Depois de dissertar sobre as vantagens da propriedade privada acrescenta:
"Mas uma condição indispensável para que todas estas
vantagens se convertam em realidades, é que a propriedade privada não seja esgotada por um excesso de encargos e de impostos."
A
única forma de tornar os governos municipais e nacionais eficientes é através da competição, e a competição somente funciona onde
há informação. Através da criação de institutos nacionais será possível comparar a eficiência da gestão urbana, dando informações
preciosas aos investidores bem como aos cidadãos que pretendem adquirir a propriedade para uso próprio. O investimento deslocar-se-á
para os municípios que forem mais eficientes na gestão da cidade — ipsum est, aqueles que cobram menores impostos municipais e melhor
respeitam a propriedade. Estes municípios enriquecem, enquanto que aqueles que cederem à negligência na gestão do interesse público
empobrecem.
Esta é uma questão crucial que se põe globalmente à Europa.

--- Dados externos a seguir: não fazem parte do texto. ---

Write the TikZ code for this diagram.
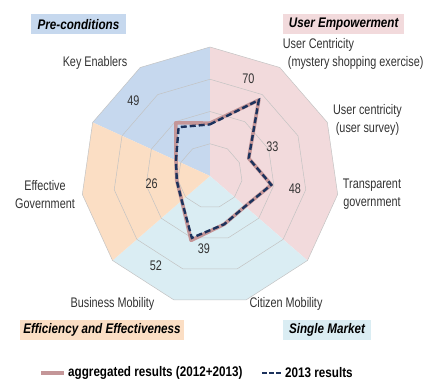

Se este espaço político for igualmente um espaço de
liberdade, se os direitos efectivos, aqueles que verdadeiramente contam para o cidadão, forem respeitados muita da riqueza criada
fora deste espaço político virá procurar aqui a protecção que não encontra noutras nações. O capital assim importado favorece a riqueza
dos Europeus.
Pelo contrário, pode muito bem acontecer que a riqueza criada na Europa parta para lugares distantes, para países
cuja prática política (mesmo contra a respectiva ideologia) os leve ao respeito do Direito de Propriedade que aqui se não encontraria.